In the late 1960's, into the early 1970's, my family lived in Jeddah and Riyadh, Saudi Arabia. In 1971 we drove from Jeddah to Riyadh and moved into an old house owned by a General of the Arabian military. My first impression was that it was haunted. It felt as if the house was longing, lonely and sad. I was 11 years old, my younger sister was 9, my brother was 7, and my baby sister was 5.
The house was surrounded by eucalyptus trees. One of the trees reminded us of 'Big Bird' from Sesame Street. The house had been empty for a few years before we arrived. It took us a few weeks to get the house comfortable. The interior was painted sea foam green and bright pink and white. Outside in the front lawn was a cistern. Our mother made us promise never to open it. She was afraid one of us might fall in and drown.
It wasn't long before I began to hearing a woman's voice calling my name. The odd thing was that she called my name in very rapid succession in a whispering tone, "Theresa-Theresa-Theresa-Theresa" on and on and on without pause for a breath. The first time this happened I was home alone. My mom, sisters and brother had gone to the store. At first I thought I was imaging the voice until it followed me from room to room. It scared me so I finally went outside on the porch to wait for their return.
My baby sister's room was down the hall from mine. The ghost frightened her too. She would come into my room in the middle of the night saying the ghost was near and crawl into bed with me.

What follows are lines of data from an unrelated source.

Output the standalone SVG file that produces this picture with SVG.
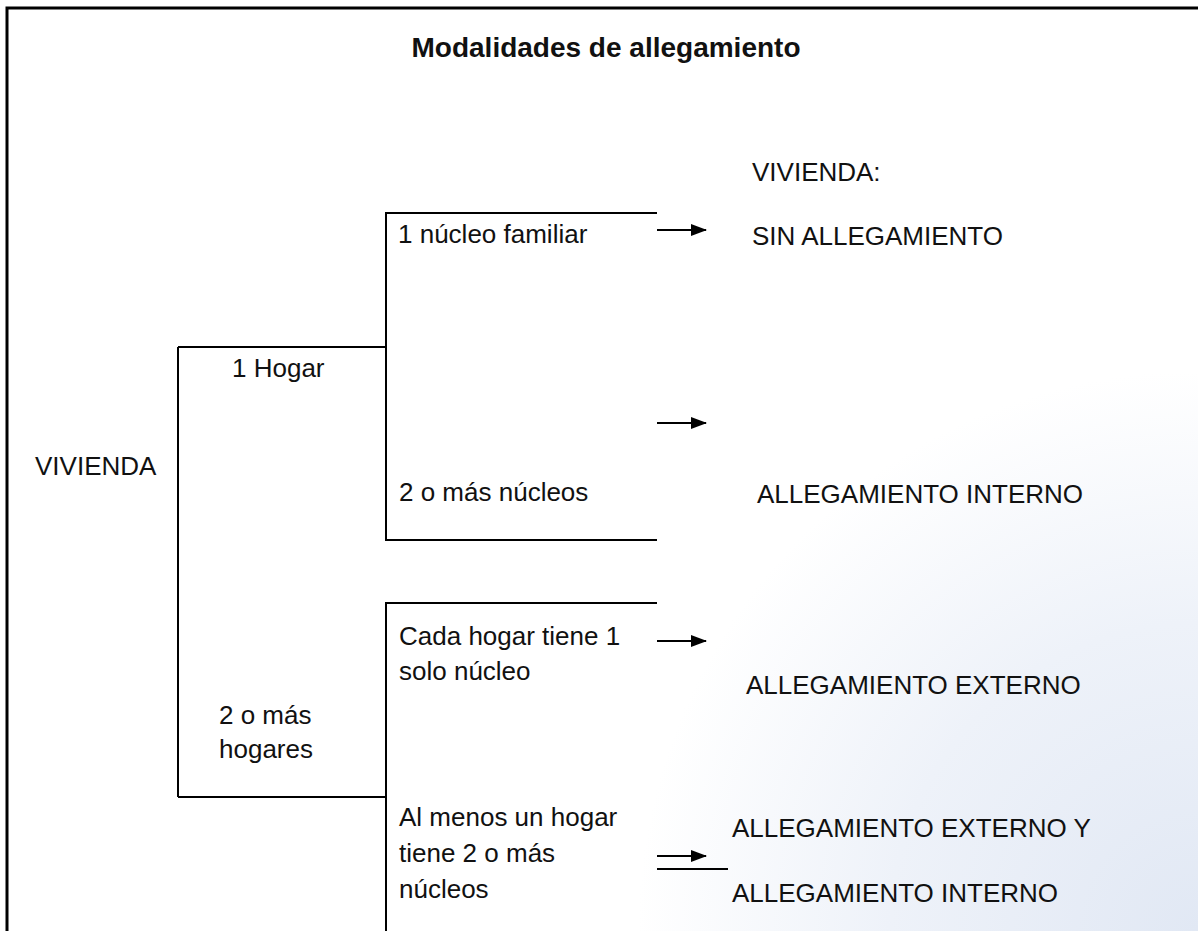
<svg xmlns="http://www.w3.org/2000/svg" width="1198" height="931" viewBox="0 0 1198 931">
<defs>
<radialGradient id="bg" cx="1198" cy="931" r="560" gradientUnits="userSpaceOnUse">
<stop offset="0" stop-color="#e1e8f4"/>
<stop offset="0.55" stop-color="#eef2f9"/>
<stop offset="1" stop-color="#ffffff"/>
</radialGradient>
<marker id="ah" markerWidth="16" markerHeight="12" refX="15" refY="6" orient="auto" markerUnits="userSpaceOnUse">
<path d="M0,0 L16,6 L0,12 Z" fill="#000"/>
</marker>
<style>
text{font-family:"Liberation Sans",Arial,sans-serif;font-size:26px;fill:#111}
.title{font-weight:bold;font-size:28px}
.ln{stroke:#000;stroke-width:2;fill:none}
.ar{stroke:#000;stroke-width:2;fill:none;marker-end:url(#ah)}
</style>
</defs>
<rect x="0" y="0" width="1198" height="931" fill="url(#bg)"/>
<path d="M7,931 V8 H1198" fill="none" stroke="#000" stroke-width="3"/>
<g id="title"><text class="title" x="606" y="57" text-anchor="middle">Modalidades de allegamiento</text></g>
<g id="connectors">
<path class="ln" d="M178,347 V797"/>
<path class="ln" d="M178,347 H386"/>
<path class="ln" d="M178,797 H386"/>
<path class="ln" d="M657,213 H386 V540 H657"/>
<path class="ln" d="M657,603 H386 V931"/>
<path class="ar" d="M657,230 H706"/>
<path class="ar" d="M657,423 H706"/>
<path class="ar" d="M657,641 H706"/>
<path class="ar" d="M657,856 H706"/>
<path class="ln" d="M657,869 H728"/>
</g>
<g id="n-vivienda"><text x="35" y="475">VIVIENDA</text></g>
<g id="n-1hogar"><text x="232" y="377">1 Hogar</text></g>
<g id="n-2hogares"><text x="219" y="724">2 o más</text><text x="219" y="758">hogares</text></g>
<g id="n-1nucleo"><text x="398" y="243">1 núcleo familiar</text></g>
<g id="n-2nucleos"><text x="399" y="501">2 o más núcleos</text></g>
<g id="n-cada"><text x="399" y="645">Cada hogar tiene 1</text><text x="399" y="680">solo núcleo</text></g>
<g id="n-almenos"><text x="399" y="826">Al menos un hogar</text><text x="399" y="862">tiene 2 o más</text><text x="399" y="898">núcleos</text></g>
<g id="n-sin"><text x="752" y="181">VIVIENDA:</text><text x="752" y="245">SIN ALLEGAMIENTO</text></g>
<g id="n-interno"><text x="757" y="503">ALLEGAMIENTO INTERNO</text></g>
<g id="n-externo"><text x="746" y="694">ALLEGAMIENTO EXTERNO</text></g>
<g id="n-ambos"><text x="732" y="837">ALLEGAMIENTO EXTERNO Y</text><text x="732" y="902">ALLEGAMIENTO INTERNO</text></g>
</svg>
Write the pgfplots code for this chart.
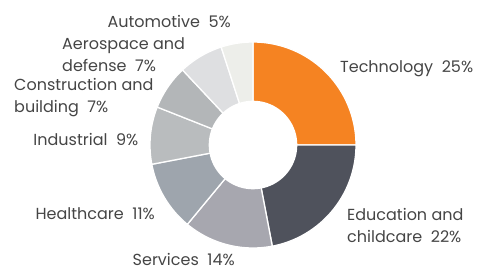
\documentclass[border=0pt]{standalone}
\usepackage{fontspec}
\setmainfont{Poppins}
\usepackage{pgfplots}
\pgfplotsset{compat=1.18}
\usepgfplotslibrary{polar}
\definecolor{ctech}{HTML}{F58322}
\definecolor{cedu}{HTML}{4F525C}
\definecolor{cserv}{HTML}{A7A7AF}
\definecolor{chealth}{HTML}{9EA5AD}
\definecolor{cind}{HTML}{B9BCBE}
\definecolor{ccons}{HTML}{B3B6B8}
\definecolor{caero}{HTML}{DEDFE1}
\definecolor{cauto}{HTML}{EDEEEA}
\definecolor{txt}{HTML}{454545}
\begin{document}
\begin{tikzpicture}
\useasboundingbox (0bp,0bp) rectangle (479bp,271bp);
% shares (%): Technology 25, Education 22, Services 14, Healthcare 11,
% Industrial 9, Construction 7, Aerospace 7, Automotive 5
% start at 90 deg, clockwise; 1% = 3.6 deg
\begin{polaraxis}[
  at={(253bp,126bp)}, anchor=center,
  hide axis, scale only axis,
  width=206bp, height=206bp,
  ymin=0, ymax=1, xmin=0, xmax=360,
  clip=false,
]
\addplot[fill=ctech,  draw=white, line width=1.3pt, domain=0:90,        samples=60] {1} -- (axis cs:0,0) -- cycle;
\addplot[fill=cedu,   draw=white, line width=1.3pt, domain=-79.2:0,     samples=60] {1} -- (axis cs:0,0) -- cycle;
\addplot[fill=cserv,  draw=white, line width=1.3pt, domain=-129.6:-79.2, samples=40] {1} -- (axis cs:0,0) -- cycle;
\addplot[fill=chealth,draw=white, line width=1.3pt, domain=-169.2:-129.6,samples=40] {1} -- (axis cs:0,0) -- cycle;
\addplot[fill=cind,   draw=white, line width=1.3pt, domain=158.4:190.8, samples=40] {1} -- (axis cs:0,0) -- cycle;
\addplot[fill=ccons,  draw=white, line width=1.3pt, domain=133.2:158.4, samples=30] {1} -- (axis cs:0,0) -- cycle;
\addplot[fill=caero,  draw=white, line width=1.3pt, domain=108:133.2,   samples=30] {1} -- (axis cs:0,0) -- cycle;
\addplot[fill=cauto,  draw=white, line width=1.3pt, domain=90:108,      samples=30] {1} -- (axis cs:0,0) -- cycle;
\addplot[fill=white, draw=none, domain=0:360, samples=180] {0.43} -- cycle;
\end{polaraxis}
\tikzset{lab/.style={text=txt, font=\fontsize{16bp}{22bp}\selectfont, inner sep=0pt}}
\node[lab, anchor=base west] at (340bp,198.3bp) {Technology\ \ 25\%};
\node[lab, anchor=base west] at (347bp,50.3bp) {Education and};
\node[lab, anchor=base west] at (347bp,28.7bp) {childcare\ \ 22\%};
\node[lab, anchor=base west] at (132.5bp,5.5bp) {Services\ \ 14\%};
\node[lab, anchor=base east] at (155bp,51bp) {Healthcare\ \ 11\%};
\node[lab, anchor=base east] at (138.5bp,125.3bp) {Industrial\ \ 9\%};
\node[lab, anchor=base west] at (14bp,180.3bp) {Construction and};
\node[lab, anchor=base west] at (14bp,158.7bp) {building\ \ 7\%};
\node[lab, anchor=base west] at (62bp,221.7bp) {Aerospace and};
\node[lab, anchor=base west] at (62bp,199.3bp) {defense\ \ 7\%};
\node[lab, anchor=base east] at (231bp,243.3bp) {Automotive\ \ 5\%};
\end{tikzpicture}
\end{document}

The ghost would wake me up by violently bumping my bed during the night. Sometimes she would do this numerous times. When I'd wake up, I was very aware of someone's face being very close to mine, but instead of feeling a warm breath, I felt a strange cold. I was petrified, too afraid to even breathe. I'd cover my face in my coverlet and tremble myself back to sleep, too afraid to breath, speak or move. It was horrifying for a child. So, when my little sister asked to join me in bed, I would console her. I always felt as if someone was watching us in that house.
One morning my mother and I were sitting in the kitchen alone talking when we suddenly heard heavy footsteps approaching, as if coming from the tiled entry, through the living room into the dining room. They suddenly stopped when they reached the kitchen doorway. We both stopped talking expecting to see my dad, but there was nothing. In fact he was still asleep in bed. No one else heard the footsteps.

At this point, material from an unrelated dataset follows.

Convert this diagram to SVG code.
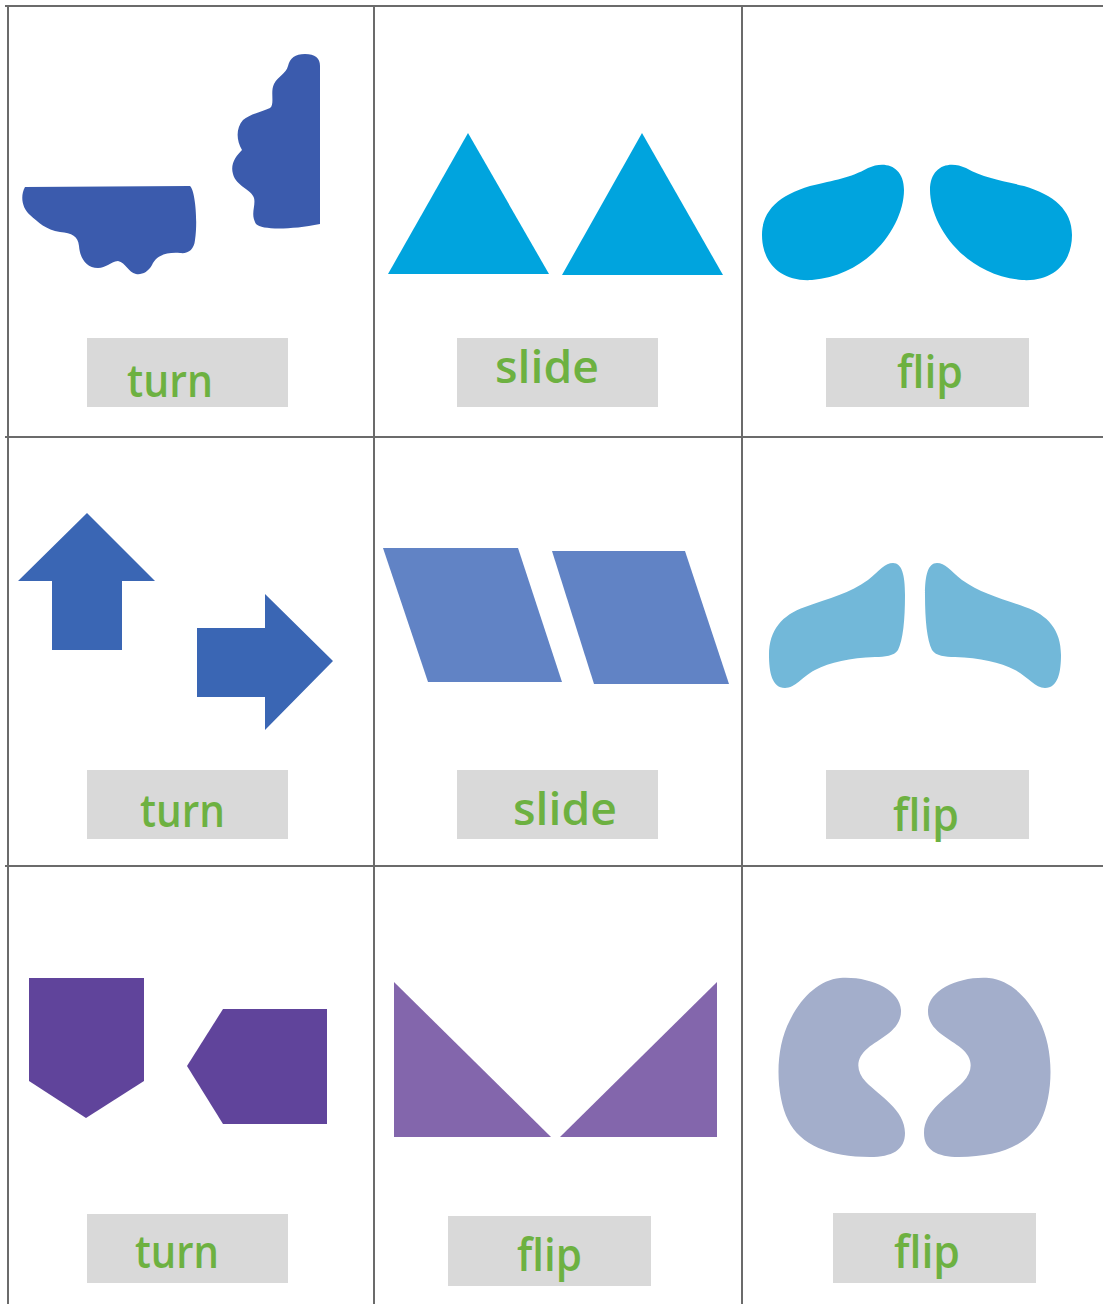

There were times when I would be doing my chores, perhaps washing dishes, cleaning the floors, or doing laundry, when I'd feel this being engulf me. I'd find it difficult to move, weighted down. I could feel it was desperate, sad, and sometimes playful when it scared me. I'd see images out of the corner of my eyes. It never let me see it directly, until one day when I went out on the front lawn and opened the cistern. We'd open the cistern when we knew my mother wasn't watching. We were kids.
One afternoon, I felt it wanted me to open the cistern. I felt that she led me outside, and I opened it. There were what appeared to be two eyes looking back at me. I was lost in time, lost in that gaze. Then the eyes receded down into the watery depths. I dropped the door and ran for the house. I never said anything about it.

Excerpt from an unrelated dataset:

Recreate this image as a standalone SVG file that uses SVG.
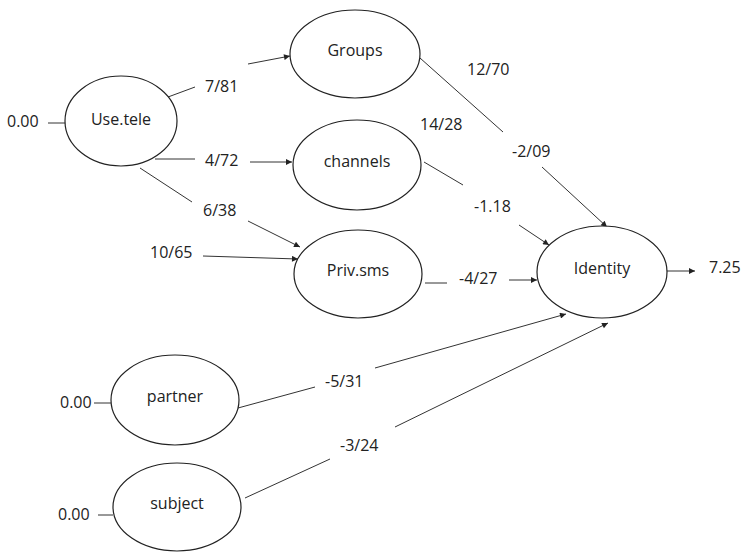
<svg xmlns="http://www.w3.org/2000/svg" width="744" height="552" viewBox="0 0 744 552">
<defs>
<marker id="ah" viewBox="0 0 10 10" refX="10" refY="5" markerWidth="7" markerHeight="6" markerUnits="userSpaceOnUse" orient="auto">
<path d="M0,0 L10,5 L0,10 z" fill="#222"/>
</marker>
</defs>
<style>
.n ellipse{fill:#fff;stroke:#222;stroke-width:1.2}
text{font-family:"Open Sans","Liberation Sans",sans-serif;font-size:16px;fill:#222}
.c{text-anchor:middle}
.e line{stroke:#333;stroke-width:1}
.a{marker-end:url(#ah)}
</style>
<rect width="744" height="552" fill="#fff"/>
<g id="connectors" class="e">
<line x1="48" y1="123" x2="65" y2="123"/>
<line x1="94" y1="403" x2="111" y2="403"/>
<line x1="98" y1="515" x2="113" y2="515"/>
<line x1="168" y1="97" x2="195" y2="87"/>
<line class="a" x1="248" y1="64" x2="290" y2="56"/>
<line x1="155" y1="159" x2="195" y2="159"/>
<line class="a" x1="250" y1="162" x2="292" y2="162"/>
<line x1="140" y1="168" x2="192" y2="202"/>
<line class="a" x1="248" y1="221" x2="300" y2="247"/>
<line class="a" x1="203" y1="256" x2="298" y2="259"/>
<line x1="420" y1="58" x2="503" y2="132"/>
<line class="a" x1="542" y1="167" x2="607" y2="227"/>
<line x1="424" y1="162" x2="463" y2="185"/>
<line class="a" x1="519" y1="225" x2="549" y2="245"/>
<line x1="425" y1="283" x2="447" y2="283"/>
<line class="a" x1="509" y1="280" x2="537" y2="280"/>
<line x1="238" y1="408" x2="315" y2="387"/>
<line class="a" x1="375" y1="368" x2="566" y2="314"/>
<line x1="245" y1="498" x2="330" y2="459"/>
<line class="a" x1="395" y1="427" x2="608" y2="323"/>
<line class="a" x1="667" y1="271" x2="695" y2="271"/>
</g>
<g id="edge-labels">
<text x="205" y="92">7/81</text>
<text x="205" y="166">4/72</text>
<text x="203" y="216">6/38</text>
<text x="150" y="258">10/65</text>
<text x="467" y="75">12/70</text>
<text x="420" y="130">14/28</text>
<text x="512" y="157">-2/09</text>
<text x="474" y="212">-1.18</text>
<text x="459" y="284">-4/27</text>
<text x="325" y="387">-5/31</text>
<text x="340" y="451">-3/24</text>
<text x="709" y="273">7.25</text>
</g>
<g id="node-usetele" class="n">
<ellipse cx="121" cy="121" rx="56" ry="45"/>
<text class="c" x="121" y="125">Use.tele</text>
<text x="7" y="127">0.00</text>
</g>
<g id="node-groups" class="n">
<ellipse cx="355" cy="54" rx="65" ry="44"/>
<text class="c" x="355" y="56">Groups</text>
</g>
<g id="node-channels" class="n">
<ellipse cx="357" cy="165" rx="64" ry="45"/>
<text class="c" x="357" y="167">channels</text>
</g>
<g id="node-privsms" class="n">
<ellipse cx="358" cy="274" rx="64" ry="44"/>
<text class="c" x="358" y="276">Priv.sms</text>
</g>
<g id="node-identity" class="n">
<ellipse cx="602" cy="272" rx="65" ry="46"/>
<text class="c" x="602" y="274">Identity</text>
</g>
<g id="node-partner" class="n">
<ellipse cx="175" cy="400" rx="64" ry="45"/>
<text class="c" x="175" y="402">partner</text>
<text x="60" y="408">0.00</text>
</g>
<g id="node-subject" class="n">
<ellipse cx="177" cy="507" rx="64" ry="44"/>
<text class="c" x="177" y="509">subject</text>
<text x="58" y="520">0.00</text>
</g>
</svg>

When I was 12 my father had the house repainted. Oddly enough, much of the activity stopped. I felt it, but not as aggressively. It still woke me up at night, but not as often.
In the summer of 2008 my mother was visiting us, and we reminisced about that old house in Riyadh. I finally told her about the eyes in the cistern. She stopped, and I could tell that she wanted to say something. Mom finally spoke. "I didn't tell you, but do you remember the General's Egyptian maid?" I told her yes, that I remembered her. "Well," mom continued, "she told me that a man killed his wife in that house, and put her body in the cistern. I never told you kids that. I believe that's why the house was haunted, by her spirit. What you told me is scaring me. You probably saw her spirit still in there." I finally had closure.